If they stuck to their "morality" pose and backed no one--they'd be shut out, once the nomination was decided.
So my guess is that what they are doing is splitting the endorsements between the various contenders--sending up them up as a series of trial balloons before their rank-and-file, and seeing which one of these candidates is least objectionable to the faithful. All the candidates have problems with this constituency--Giuliani's divorce and adultery history, Romney's Mormon faith (which evangelicals have been taught is a dangerous heresy), McCain's less-than-stellar reputation as a conservative. By sending forth different evangelical leaders to endorse them all, the EPM hopes to stay in the election game.
Because when one of the candidates makes it through the convention, with backing by at least some of the CNP powerbrokers--they've still got a toehold in GOP national politics through next year. The alternative is destroying the party's election chances in advance by sticking to their threat: "send us someone we can support; a candidate with solid evangelical values--or we stay home and the Dem wins." If they do that--it's game over for the EPM, this presidential election; no access to the policymaking table.
They know, and the GOP and the candidates know, that is well within the power of the EPM to doom a GOP candidacy to failure a year in advance. But doing that now, this early in the process, would cost the leaders of the EPM power and influence. And these particular "evangelicals" cannot face that--because for them, this has never been about Christ or Christian values. Their particular "Christianity" is all about money, political power, and directing America. If they lose access to the ultimate GOP nominee, they jeopardize that--and that is far more important to them than some "principled stand against abortion."
UPDATE: Yup. As of today, it looks more and more like a "shotgun endorsements" strategy by the leaders of the EPM.
Gary Bauer, a colleague of Dr. James Dobson, has endorsed poor old Fred Thompson. Rick Scarborough is backing no-hoper Mike Huckabee.
The funny thing is that the "roll-out" of these endorsement is all gathered around the same weeks, the same short news cycle. My guess is that that is intentional and organized decision--to the minimize the appearance of division in "the Church" over who the nominee should be. If the different EPM leaders were to break the news of different endorsements sequentially, over a number of weeks, that would look as if they were doing some headline-grabbing, high-profile quarrelling--and they do not want to give that appearance, the appearance that the EPM is dividing on issues of principle and politics.
Doing a number of different endorsements during a single news cycle minimizes the impact of the headlines and also amounts to a general endorsement of the GOP--"it's okay for you to vote for any one of these liberal GOP candidates, evangelicals, all have obtained some kind of "Christian" endorsement--so you don't have to stay home on election day."

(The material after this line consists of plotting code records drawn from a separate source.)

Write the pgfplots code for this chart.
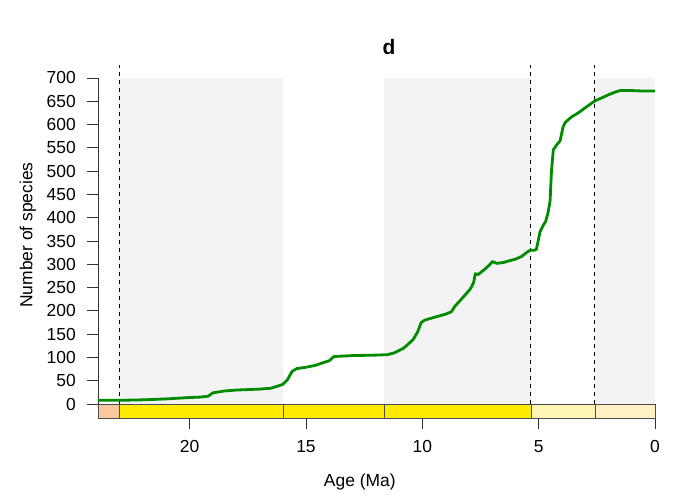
\documentclass[border=0pt]{standalone}
\usepackage{pgfplots}
\pgfplotsset{compat=1.18}
\usepackage{fontspec}
\setmainfont{Liberation Sans}
\definecolor{bandgray}{HTML}{F3F3F3}
\definecolor{oligo}{HTML}{FAC8A0}
\definecolor{mio}{HTML}{FFEB00}
\definecolor{plio}{HTML}{FFF5B5}
\definecolor{pleist}{HTML}{FFF0C6}
\definecolor{curvegreen}{HTML}{008B00}
\begin{document}
\begin{tikzpicture}[x=1bp,y=1bp]
\path[use as bounding box] (-98bp,-79bp) rectangle (579bp,418bp);
\begin{axis}[
  at={(0,0)}, anchor=south west,
  scale only axis,
  width=557bp, height=340bp,
  xmin=0, xmax=23.94, x dir=reverse,
  ymin=-30, ymax=700,
  clip=false,
  axis lines=left,
  axis line style={-, line width=0.8bp, draw=black!80},
  x axis line style={draw=none},
  tick align=outside,
  major tick length=11bp,
  tick style={line width=0.8bp, black!80},
  xtick={0,5,10,15,20},
  ytick={0,50,...,700},
  tick label style={font=\fontsize{17.5}{20}\selectfont},
  /pgf/number format/assume math mode=true,
  xticklabel style={inner sep=0pt, anchor=north, yshift=-11bp},
  yticklabel style={inner sep=0pt, anchor=east, xshift=-11bp},
  xlabel={Age (Ma)},
  ylabel={Number of species},
  every axis x label/.style={at={(rel axis cs:0.47,0)}, anchor=center, yshift=-64bp, font=\fontsize{17.5}{20}\selectfont},
  every axis y label/.style={at={(rel axis cs:0,0.538)}, anchor=center, xshift=-70bp, rotate=90, font=\fontsize{17.5}{20}\selectfont},
  title={\textbf{d}},
  every axis title/.style={at={(rel axis cs:0.5224,1)}, anchor=center, yshift=31bp, font=\fontsize{21}{24}\selectfont},
]
% grey bands
\fill[bandgray] (axis cs:23.03,0) rectangle (axis cs:15.97,700);
\fill[bandgray] (axis cs:11.63,0) rectangle (axis cs:5.333,700);
\fill[bandgray] (axis cs:2.58,0) rectangle (axis cs:0,700);
% time scale bar
\fill[oligo] (axis cs:23.94,-30) rectangle (axis cs:23.03,0);
\fill[mio] (axis cs:23.03,-30) rectangle (axis cs:5.333,0);
\fill[plio] (axis cs:5.333,-30) rectangle (axis cs:2.58,0);
\fill[pleist] (axis cs:2.58,-30) rectangle (axis cs:0,0);
\draw[black!70, line width=0.7bp] (axis cs:23.94,-30) rectangle (axis cs:0,0);
\pgfplotsinvokeforeach{23.03,15.97,11.63,5.333,2.58}{
  \draw[black!70, line width=0.7bp] (axis cs:#1,-30) -- (axis cs:#1,0);
}
% dashed boundaries
\pgfplotsinvokeforeach{23.03,5.333,2.58}{
  \draw[black, line width=1bp, dash pattern=on 4bp off 4bp] (axis cs:#1,0) -- (axis cs:#1,728);
}
\addplot[curvegreen, line width=2.8bp, no marks, line join=round] coordinates {
(23.94,8) (23.0,8) (22.0,9) (21.0,11) (20.0,14) (19.5,15) (19.2,17)
(19.0,24) (18.5,28) (18.0,30) (17.0,32) (16.5,34) (16.0,42) (15.8,52)
(15.6,70) (15.4,76) (15.0,79) (14.6,83) (14.25,89) (14.0,93) (13.8,102)
(13.0,104) (12.0,105) (11.5,106) (11.2,110) (10.8,120) (10.4,138) (10.2,155)
(10.05,175) (9.9,180) (9.5,186) (9.0,193) (8.75,198) (8.6,210) (8.45,218)
(8.2,232) (7.95,246) (7.8,260) (7.72,280) (7.6,278) (7.3,290) (7.09,300)
(6.99,306) (6.8,302) (6.5,304) (6.23,308) (6.0,311) (5.73,317) (5.5,326)
(5.37,330) (5.2,330) (5.1,332) (5.0,355) (4.94,370) (4.8,384) (4.7,392)
(4.6,410) (4.51,435) (4.45,500) (4.37,546) (4.2,558) (4.08,565) (3.95,595)
(3.85,605) (3.6,616) (3.3,625) (3.0,636) (2.58,651) (2.3,657) (2.0,664)
(1.7,670) (1.5,673) (1.0,673) (0.5,672) (0.0,672)
};
\end{axis}
\end{tikzpicture}
\end{document}
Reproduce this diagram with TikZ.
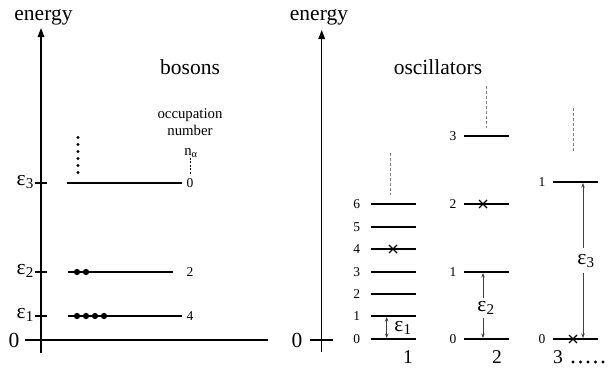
\documentclass[tikz,border=0pt]{standalone}
\usepackage{fontspec}
\setmainfont{Liberation Serif}
\usetikzlibrary{arrows.meta}
\begin{document}
\begin{tikzpicture}[x=1pt,y=-1pt,
  big/.style={font=\fontsize{21.5}{24}\selectfont, inner sep=0pt},
  mid/.style={font=\fontsize{19.5}{22}\selectfont, inner sep=0pt},
  small/.style={font=\fontsize{14.8}{17}\selectfont, inner sep=0pt},
  num/.style={font=\fontsize{13.5}{16}\selectfont, inner sep=0pt},
  lvl/.style={line width=1.6pt},
  axis/.style={line width=1.4pt,-{Triangle[length=9pt,width=6.5pt]}},
  dsh/.style={gray, line width=1pt, dash pattern=on 3pt off 2pt},
  bdot/.style={circle, fill, inner sep=0pt, minimum size=6.3pt},
  sdot/.style={circle, fill, inner sep=0pt, minimum size=3.4pt},
  arr/.style={black!75, line width=0.8pt, -{Stealth[length=4.5pt,width=3.5pt]}},
  xmark/.style={line width=1.2pt}]
\useasboundingbox (0,0) rectangle (609,378);

% ---------------- left panel: bosons ----------------
\coordinate (Lbot) at (41,353);
\coordinate (Ltop) at (41,28);
\draw[axis] (Lbot) -- (Ltop);
\node[big,anchor=base] (Lenergy) at (43.5,20) {energy};
\coordinate (LhA) at (25,340);
\coordinate (LhB) at (268,340);
\draw[lvl] (LhA) -- (LhB);
\node[big] (Lzero) at (14,340) {0};

\foreach \n/\y/\xa/\xb/\occ in {3/183/67/182/0, 2/272/68/173/2, 1/316/68/182/4} {
  \coordinate (B\n a) at (\xa,\y);
  \coordinate (B\n b) at (\xb,\y);
  \draw[lvl] (B\n a) -- (B\n b);
  \coordinate (T\n a) at (35,\y);
  \coordinate (T\n b) at (47,\y);
  \draw[lvl] (T\n a) -- (T\n b);
  \node[big,anchor=east] (E\n) at (34,\y-1) {ε\textsubscript{\n}};
  \node[num] (Occ\n) at (190,\y) {\occ};
}
\node[bdot] (d21) at (77,272) {};
\node[bdot] (d22) at (86,272) {};
\foreach \k/\x in {1/77,2/86,3/95,4/104} {
  \node[bdot] (d1\k) at (\x,316) {};
}
\foreach \k in {0,...,5} {
  \node[sdot] (cd\k) at (78,137.5+7*\k) {};
}
\node[big,anchor=base] (bosons) at (190,74) {bosons};
\node[small,anchor=base] (occA) at (190,118) {occupation};
\node[small,anchor=base] (occB) at (190,135) {number};
\node[small,anchor=base] (nal) at (191,155) {n\textsubscript{α}};
\coordinate (nalb) at (190,175);
\draw[dsh, black, line width=0.7pt, dash pattern=on 2pt off 1.5pt] (190,157.5) -- (nalb);

% ---------------- right panel: oscillators ----------------
\coordinate (Rbot) at (321.7,352);
\coordinate (Rtop) at (321.7,30);
\draw[axis] (Rbot) -- (Rtop);
\node[big,anchor=base] (Renergy) at (319,20) {energy};
\coordinate (RtA) at (310,340);
\coordinate (RtB) at (333,340);
\draw[lvl] (RtA) -- (RtB);
\node[big] (Rzero) at (297,340) {0};
\node[big,anchor=base] (osc) at (438,74) {oscillators};

% oscillator 1
\foreach \i/\y in {0/339,1/316,2/294,3/272,4/249,5/227,6/204} {
  \coordinate (P\i a) at (371,\y);
  \coordinate (P\i b) at (416,\y);
  \draw[lvl] (P\i a) -- (P\i b);
  \node[num] (P\i l) at (356.7,\y) {\i};
}
\coordinate (P1dA) at (390,153);
\coordinate (P1dB) at (390,195);
\draw[dsh] (P1dA) -- (P1dB);
\draw[xmark] (389,245) -- (397,253) (389,253) -- (397,245);
\coordinate (A1m) at (386.7,327.5);
\draw[arr] (A1m) -- (386.7,317);
\draw[arr] (A1m) -- (386.7,338);
\node[big] (eps1) at (403,327.5) {ε\textsubscript{1}};
\node[mid] (lab1) at (408,357) {1};

% oscillator 2
\foreach \i/\y in {0/339,1/272,2/204,3/136} {
  \coordinate (Q\i a) at (464,\y);
  \coordinate (Q\i b) at (509,\y);
  \draw[lvl] (Q\i a) -- (Q\i b);
  \node[num] (Q\i l) at (453,\y) {\i};
}
\coordinate (Q2dA) at (486,86);
\coordinate (Q2dB) at (486,128);
\draw[dsh] (Q2dA) -- (Q2dB);
\draw[xmark] (479,200) -- (487,208) (479,208) -- (487,200);
\node[big] (eps2) at (486,308) {ε\textsubscript{2}};
\coordinate (A2u) at (483,298);
\coordinate (A2d) at (483,318);
\draw[arr] (A2u) -- (483,273);
\draw[arr] (A2d) -- (483,338);
\node[mid] (lab2) at (497,357) {2};

% oscillator 3
\foreach \i/\y in {0/339,1/182} {
  \coordinate (S\i a) at (553,\y);
  \coordinate (S\i b) at (598,\y);
  \draw[lvl] (S\i a) -- (S\i b);
  \node[num] (S\i l) at (542,\y) {\i};
}
\coordinate (S3dA) at (573,108);
\coordinate (S3dB) at (573,152);
\draw[dsh] (S3dA) -- (S3dB);
\draw[xmark] (569,335) -- (577,343) (569,343) -- (577,335);
\node[big] (eps3) at (586,261) {ε\textsubscript{3}};
\coordinate (A3u) at (583,248);
\coordinate (A3d) at (583,273);
\draw[arr] (A3u) -- (583,183);
\draw[arr] (A3d) -- (583,338);
\node[mid] (lab3) at (558,357) {3};
\foreach \k in {0,...,4} {
  \node[sdot] (ed\k) at (573+7.5*\k,362) {};
}
\end{tikzpicture}
\end{document}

And Pat Robertson, by the way, is definitely going to hell if anything he ever said before about the Bible, right and wrong, and abortion is true:
Pat Robertson...threw his support behind former New York mayor Rudolph W. Giuliani, saying the "overriding issue" in the race is defending against the "bloodlust of Islamic terrorists" and calling abortion "only one issue" of importance.
Translation: "I think that women who choose abortion are engaged in baby-killing and I've been saying that for decades--but I'm willing to put that on the back burner again to keep a Republican in the White House and keep the wars going."